Well here’s a revelation: Television “dumbs” us down. Just because they make Sesame Street for children, doesn’t mean we need to park our two year olds in front of it every day. McDonald’s makes Happy Meals for children and I can guarantee you, there isn’t much that’s healthy in them either. It’s business, and they have sold us on it. As a treat it’s fine, as a staple, it’s lethal.
We can argue till the cows come home about how great one or two programs are on the tube, but most of it is garbage. Even the commercials are a diet we can live without. But instead of curtailing how much we watch, we now have a television in nearly every room least we miss out on one single morsel.
I’ve been thinking lately about the nature of how we engage or talk to our children. One day I sent my daughter into the post office to do an errand for me. She was about ten years old. She came out of the post office upset and complaining about the way the postal clerk spoke to her. She said the lady was grumpy, acted as if she didn’t want to serve her and wouldn’t even look at her as she answered. I thought about that. I told my daughter that we were going to conduct an experiment. I told her that we were going back to the post office the next day but that this time she would see if she could change the outcome by what she did. I suggested that she speak up with a great smile and a big “Good afternoon.” I told her that she was to be sure to look the lady directly in the eye and smile. I told her to look for something that she could compliment the lady on perhaps her earrings. Next she was to say “I hope you can help me,” or “Please help me.” We rehearsed this at home.
Let me say she did not want to participate in this exercise. I told her that we were going to do it and that she should think about it as if she was an actress on a stage. I explained a little about the study of psychology. Everywhere there are people we find difficult to get along with. They are not going anywhere. We cannot erase them all or fire them all. Some will be your teachers; some will be your supervisor. We can choose many ways of dealing with them. I wanted my daughter see if a different approach would yield a different result. It was funny really because she told me that it was as if the lady still wanted to be grumpy but wasn’t quite able to be.

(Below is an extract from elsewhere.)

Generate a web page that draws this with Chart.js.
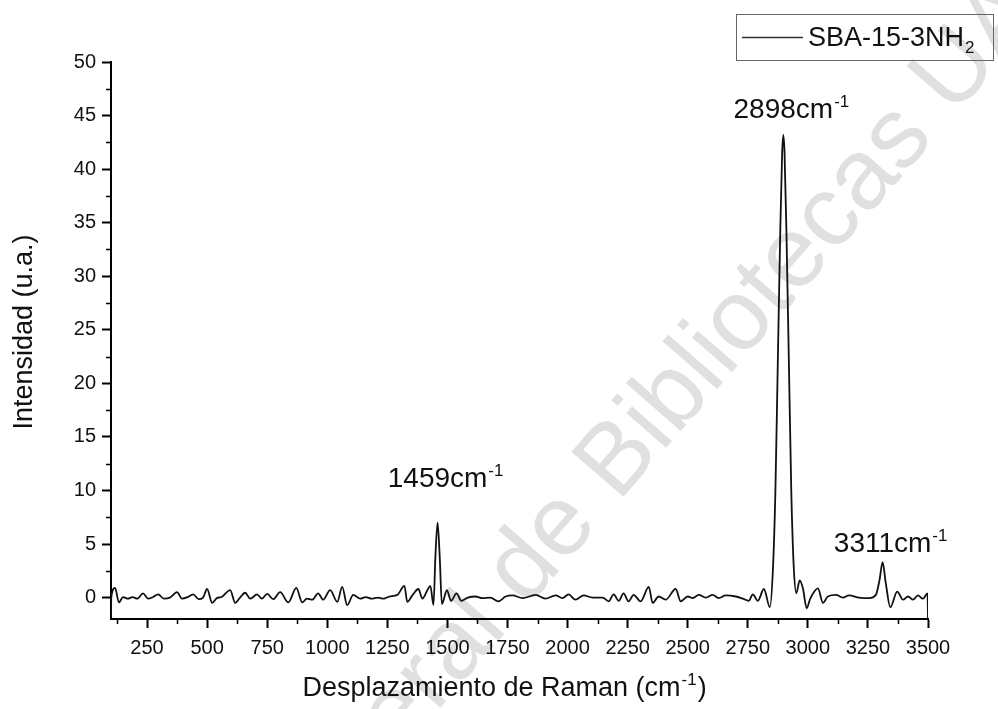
<!DOCTYPE html>
<html>
<head>
<meta charset="utf-8">
<title>Raman SBA-15-3NH2</title>
<script src="https://cdn.jsdelivr.net/npm/chart.js@4.4.1/dist/chart.umd.min.js"></script>
<style>
  html, body { margin: 0; padding: 0; background: #fff; }
  #wrap { width: 998px; height: 709px; }
</style>
</head>
<body>
<div id="wrap"><canvas id="ramanChart" width="998" height="709"></canvas></div>
<script>
// Raman spectrum, SBA-15 functionalised with 3 NH2 groups
const ramanShift = [
  100, 101, 117, 133, 150, 170, 190, 210, 233, 255, 275, 296, 320, 345, 375, 395,
  420, 442, 465, 483, 500, 521, 540, 560, 596, 617, 637, 658, 680, 708, 728, 750,
  775, 804, 838, 871, 896, 915, 938, 962, 983, 1012, 1042, 1062, 1083, 1108, 1137,
  1160, 1185, 1210, 1235, 1258, 1292, 1321, 1333, 1354, 1379, 1396, 1417, 1429,
  1442, 1450, 1459, 1468, 1477, 1498, 1515, 1538, 1558, 1585, 1617, 1646, 1679,
  1712, 1742, 1771, 1813, 1867, 1908, 1950, 1979, 2004, 2033, 2067, 2104, 2146,
  2171, 2192, 2213, 2233, 2254, 2275, 2304, 2338, 2354, 2379, 2408, 2450, 2471,
  2500, 2521, 2546, 2575, 2604, 2629, 2658, 2700, 2729, 2754, 2771, 2792, 2817,
  2842, 2855, 2865, 2875, 2885, 2893, 2898, 2903, 2911, 2921, 2931, 2941, 2952,
  2966, 2980, 2995, 3010, 3042, 3063, 3083, 3117, 3146, 3171, 3213, 3254, 3283,
  3298, 3311, 3324, 3343, 3372, 3396, 3417, 3438, 3458, 3479, 3498, 3500
];
const intensity = [
  -2, 0.0, 0.9, -0.45, 0.05, -0.1, 0.05, -0.1, 0.4, -0.1, 0.05, 0.3, -0.1, 0.0, 0.5, -0.1,
  0.05, 0.3, -0.15, 0.0, 0.8, -0.5, -0.05, 0.05, 0.7, -0.5, 0.0, 0.45, -0.1, 0.3, -0.1, 0.35,
  -0.15, 0.5, -0.45, 0.9, -0.45, -0.1, -0.2, 0.4, -0.2, 0.7, -0.4, 1.0, -0.7, 0.25, -0.1,
  0.05, -0.1, 0.0, -0.1, 0.1, 0.25, 1.1, -0.4, 0.2, 0.8, -0.1, 0.7, 1.1,
  -0.7, 3.8, 7.0, 3.8, -0.6, 0.7, -0.3, 0.4, -0.3, 0.0, 0.1, -0.05, 0.0,
  -0.35, 0.1, 0.2, -0.05, 0.25, -0.1, 0.2, -0.05, 0.3, -0.2, 0.2, 0.0, 0.0,
  -0.35, 0.3, -0.3, 0.4, -0.35, 0.25, -0.35, 1.0, -0.5, 0.1, -0.2, 0.8, -0.35,
  0.1, -0.05, 0.25, 0.0, 0.25, -0.05, 0.2, 0.1, -0.1, -0.3, 0.3, -0.3, 0.8,
  -0.9, 2.8, 10, 22, 34, 41.5, 43.2, 41.5, 34, 22, 10, 3, 0.4,
  1.6, 0.8, -1.0, -0.1, 0.85, -0.5, 0.1, 0.25, 0.0, 0.2, 0.0, -0.05, 0.25,
  1.6, 3.3, 1.4, -0.9, 0.55, -0.2, 0.1, -0.2, 0.2, -0.1, 0.4, -2
];
const xTicks = [250, 500, 750, 1000, 1250, 1500, 1750, 2000, 2250, 2500, 2750, 3000, 3250, 3500];
const yTicks = [0, 5, 10, 15, 20, 25, 30, 35, 40, 45, 50];
const peakLabels = [1459, 2898, 3311];
const seriesName = ["SBA-15-3NH", "2"];

const FONT = '"Liberation Sans", Arial, sans-serif';
const INK = "#111";

// draws base text plus a raised (sup) or lowered (sub) small part, returns end x
function scriptText(ctx, base, small, x, y, size, raise) {
  ctx.font = `${size}px ${FONT}`;
  ctx.fillText(base, x, y);
  const w = ctx.measureText(base).width;
  ctx.font = `${Math.round(size * 0.62)}px ${FONT}`;
  ctx.fillText(small, x + w + 1, y + raise);
  return x + w + 1 + ctx.measureText(small).width;
}

function baseWidth(ctx, str, size) {
  ctx.font = `${size}px ${FONT}`;
  return ctx.measureText(str).width;
}

const decor = {
  id: "decor",
  beforeDraw(chart) {
    const ctx = chart.ctx;
    ctx.save();
    ctx.fillStyle = "#e0e0e0";
    ctx.translate(618, 503);
    ctx.rotate(-49 * Math.PI / 180);
    ctx.font = `100px ${FONT}`;
    ctx.textBaseline = "alphabetic";
    ctx.textAlign = "right";
    ctx.fillText("Dirección General de ", 0, 0);
    ctx.textAlign = "left";
    ctx.fillText("Bibliotecas UAQ", 0, 0);
    ctx.restore();
  },
  afterDraw(chart) {
    const ctx = chart.ctx;
    const xs = chart.scales.x, ys = chart.scales.y;
    const area = chart.chartArea;
    ctx.save();

    // minor ticks
    ctx.strokeStyle = "#000";
    ctx.lineWidth = 1.5;
    ctx.beginPath();
    for (let v = 125; v < 3500; v += 250) {
      const px = Math.round(xs.getPixelForValue(v)) + 0.5;
      ctx.moveTo(px, area.bottom);
      ctx.lineTo(px, area.bottom + 5);
    }
    for (let v = 2.5; v < 50; v += 5) {
      const py = Math.round(ys.getPixelForValue(v)) + 0.5;
      ctx.moveTo(area.left, py);
      ctx.lineTo(area.left - 5, py);
    }
    ctx.stroke();

    ctx.fillStyle = INK;
    ctx.textAlign = "left";
    ctx.textBaseline = "alphabetic";

    // peak labels
    const gaps = { 1459: 36, 2898: 17, 3311: 10 };
    peakLabels.forEach((p) => {
      const i = ramanShift.indexOf(p);
      const px = xs.getPixelForValue(p);
      const py = ys.getPixelForValue(intensity[i]);
      const base = `${p}cm`;
      const w = baseWidth(ctx, base, 28);
      scriptText(ctx, base, "-1", px - w / 2, py - (gaps[p] || 14), 28, -11);
    });

    // x title
    const xBase = "Desplazamiento de Raman (cm";
    const xw = baseWidth(ctx, xBase, 27) + 14 + baseWidth(ctx, ")", 27);
    const endX = scriptText(ctx, xBase, "-1", 503 - xw / 2, 696, 27, -11);
    ctx.font = `27px ${FONT}`;
    ctx.fillText(")", endX + 1, 696);

    // y title
    ctx.save();
    ctx.translate(32, 332);
    ctx.rotate(-Math.PI / 2);
    ctx.textAlign = "center";
    ctx.font = `27px ${FONT}`;
    ctx.fillText("Intensidad (u.a.)", 0, 0);
    ctx.restore();

    // legend
    ctx.strokeStyle = "#666";
    ctx.lineWidth = 1;
    ctx.strokeRect(736.5, 14.5, 257, 46);
    ctx.strokeStyle = "#333";
    ctx.lineWidth = 1.5;
    ctx.beginPath();
    ctx.moveTo(742, 37.5);
    ctx.lineTo(803, 37.5);
    ctx.stroke();
    ctx.fillStyle = INK;
    scriptText(ctx, seriesName[0], seriesName[1], 808, 46, 27, 7);

    ctx.restore();
  }
};

new Chart(document.getElementById("ramanChart"), {
  type: "line",
  data: {
    datasets: [
      {
        label: seriesName.join(""),
        data: ramanShift.map((x, i) => ({ x: x, y: intensity[i] })),
        borderColor: "#111",
        borderWidth: 1.8,
        pointRadius: 0,
        cubicInterpolationMode: "monotone",
        fill: false,
      },
    ],
  },
  options: {
    responsive: false,
    animation: false,
    devicePixelRatio: 1,
    layout: { padding: { top: 62, right: 70, left: 0, bottom: 0 } },
    plugins: { legend: { display: false }, tooltip: { enabled: false } },
    scales: {
      x: {
        type: "linear",
        min: 100,
        max: 3500,
        afterBuildTicks: (s) => { s.ticks = xTicks.map((v) => ({ value: v })); },
        afterFit: (s) => { s.height = 90; },
        grid: { display: true, drawOnChartArea: false, drawTicks: true, tickLength: 9, tickWidth: 2, tickColor: "#000" },
        border: { display: true, color: "#000", width: 2 },
        ticks: { autoSkip: false, maxRotation: 0, padding: 8, color: INK, font: { family: FONT, size: 20 }, callback: (v) => String(v) },
      },
      y: {
        type: "linear",
        min: -2,
        max: 50,
        afterBuildTicks: (s) => { s.ticks = yTicks.map((v) => ({ value: v })); },
        afterFit: (s) => { s.width = 111; },
        grid: { display: true, drawOnChartArea: false, drawTicks: true, tickLength: 9, tickWidth: 2, tickColor: "#000" },
        border: { display: true, color: "#000", width: 2 },
        ticks: { padding: 6, color: INK, font: { family: FONT, size: 20 }, callback: (v) => String(v) },
      },
    },
  },
  plugins: [decor],
});
</script>
</body>
</html>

Now I could have chosen to go in and have a word with the clerk myself, but I wanted to see if she could have the experience of controlling to some extent the outcome. When she came back to the car she was smiling, so was I.
As a parent, my mother did the best she could. I did the best I could. Dressing children and feeding them, sending them to ballet lessons or football soccer clubs are fine, but if we find that these extra curricular activities are not leaving time for the teaching which is essential to their later development then you must question the trade-off.
When I learn to think, I do need as many rules from my parents. The rules are intended to keep the child safe until his maturity kicks in and he becomes a problem solver. Failure on our part to begin this process early leads to a lot of avoidable misery later.
I told you that these letters might irritate you, but I promise you I am rooting for young parents from the sidelines. Parent from the perspective that we are preparing our children to meet the world; do the kind of job in your parenting in such a way that should anyone else have to step in and assume your role as parent due to your poor health or death, you have handed over the kind of child you would best like to inherit yourself. If you think enough to make a will which sets out your instructions with regards to your property, then surely you must think about whether or not you have trained your child in such a way that someone else can step in and complete the job.